Alles sehr verhalten, das schon, aber ich sehe im Verhalten der Eltern eine tiefe tiefe Trauer. "Karl Li trug an einer Bürde" (S. 133). Der Vater ist eigentlich sprachlos vor Kummer, aber trotzdem: er bemüht sich, seinen Sohn zu retten, auch er - meine ich - fürchtet, dass er sich etwas antut. Er will nicht das zweite Kind verlieren.
Er kann ihn nicht freisprechen und kein Verständnis für die Tat formulieren, aber er bietet ihm den Rückhalt der Familie. Das Gespräch Vater-Sohn hat mir gut gefallen. Karl formuliert, dass die Familie Schutz gewährt, indem sie das Unglück mitträgt.
Mari verhält sich wie ihr Mann, obwohl wir nichts von einer Absprache zwischen beiden lesen: als Rolv nach Hause kommt, betont sie auch die Wichtigkeit des Zuhauses. Karl und Mari sind einander verbunden in ihrem Denken.

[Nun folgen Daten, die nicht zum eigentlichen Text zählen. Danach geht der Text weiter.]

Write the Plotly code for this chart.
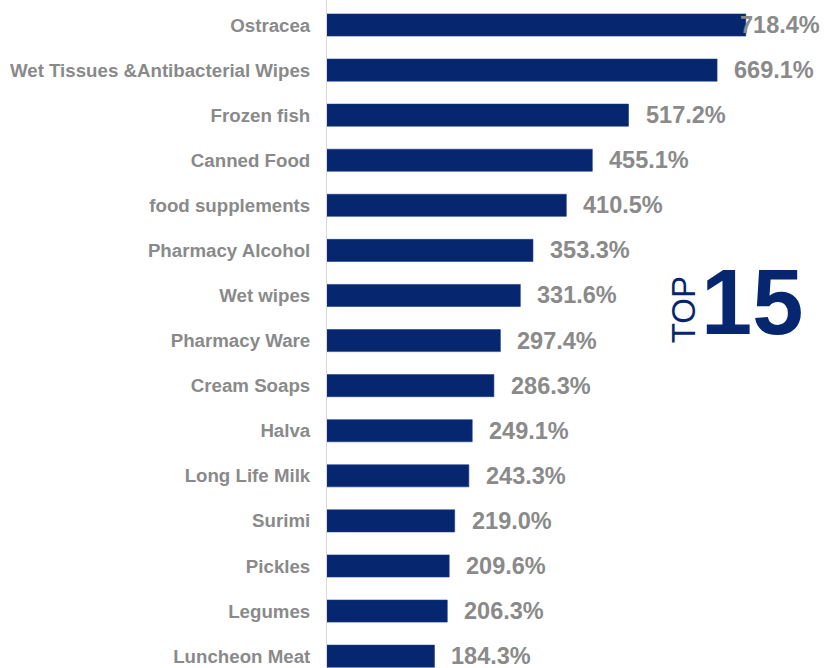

Die Trauer der Mutter ist etwas ganz Eigenes und Ungewöhnliches. Sie stellt das Zimmer mit Kerzen und Leuchtern voll, sie erhellt es mit allem, was ihr zur Verfügung steht - und Karl sieht das und fühlt, dass man das Zimmer mit der toten Tochter nun leichter betreten kann, weil es so hell ist. Ihr Mann ist ihr sehr dankbar dafür (S. 165).
Der Tod der Tochter wird für ihn leichter.
Mir gefällt das Bild so gut: "als wäre das Zimmer ein Schiff" (S. 164), dieses Bild des Toten, der auf einem Schiff bzw. über das Wasser aus dem Leben fährt - ob das Charon und die Flüsse Lethe, Styx, Acheron (und wie sie alle heißen) sind - mir fallen natürlich Böcklins Gemäde "Toteninsel" ein - hier setzt der Autor viele Assoziationen frei. Und was wichtig ist: Mari "war mit an Bord" (S. 165). Sie entfernt sich mit der Tochter aus dem Leben. Eine kürzere Beschreibung von Trauer und Verzweiflung habe ich noch nie gelesen.
Ob Kari an die Totengöttin Hel erinnern soll?
Und Karl erkennt ihre große Angst um den Sohn: "dass sie sich selbst wohl jetzt als kinderlos begriff" (S. 165).
Da scheint eine große Liebe zu sein zwischen den Eheleuten, in dieser extremen Situation, und diese Liebe führt auch dazu, dass Karl sich so sehr um den Sohn bemüht.